D’après le HCR, plus des deux tiers des 300.000 Ivoiriens ayant fui en 2010 vers le Ghana, la Guinée ou le Liberia ne sont plus enregistrés. Et pourtant, l’année dernière, il n’y a eu que dix retours officiels depuis le Ghana. Les associations de la diaspora affirment que beaucoup ont poursuivi leur route de l’exil vers l’Afrique du Nord ou vers l’Europe.
En réalité, personne ne sait où ils sont. Ils risqueraient aussi d’être considérés comme des traîtres à la cause des partisans pro-Gbagbo si on les savait de retour au pays.
« C’est un problème, car ceux qui sont rentrés ne peuvent pas nous dire comment se passe la réintégration », explique Charles Yorke, coordinateur régional du Ghana Refugee Board (GRB). Pour tenter de couper court aux rumeurs et à la paranoïa, GRB organise « des missions de repérage avec des volontaires du camp. Mais quand ils reviennent et disent que ça va, les autres pensent qu’ils ont été +compromis+ », poursuit M. Yorke.
« Comment pouvons-nous avoir confiance? Simone Gbagbo (l’épouse de
l’ex-président) est en procès à Abidjan alors qu’elle a déjà été condamnée à
20 ans », argumente M. Monnet, ajoutant: « nous ne sommes ni dans un processus de réconciliation, ni dans un processus de justice, sauf s’il l’on parle de justice des vainqueurs ».

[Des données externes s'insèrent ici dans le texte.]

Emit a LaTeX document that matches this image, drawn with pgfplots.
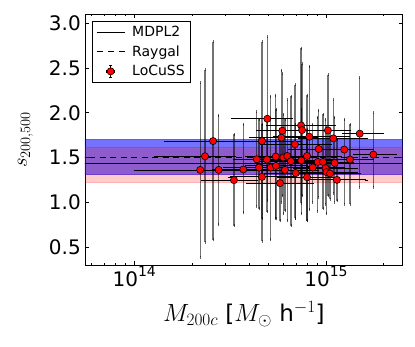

Dans le camp d’Egyeikrom, Jean-Louis Zougbo regarde le temps passer. Le pasteur, originaire de Guiberoua (centre-ouest), bastion du FPI, dirigeait une milice civile « pour protéger le village ». Il faisait partie de ces petites mains de la guerre, de ceux qui ne seront jamais jugés, ni amnistiés.
Pauvre parmi les pauvres, ce père de famille vit sous une tente du HCR depuis 5 ans et semble encore très affecté par le conflit, qui avait fait 3.000 morts en cinq mois.
Ce que craint M. Zougbo, ce sont les lynchages, la justice populaire, s’il devait un jour rentrer sur ses terres aujourd’hui occupées par les ex-rebelles.
« Moi, anonyme, si je disparais, si je rentre et qu’on me tue, personne ne le saura », dit-il. « Aujourd’hui, c’est un camp seulement qui est visé, et les autres passent pour des anges, ce qui n’est pas juste ».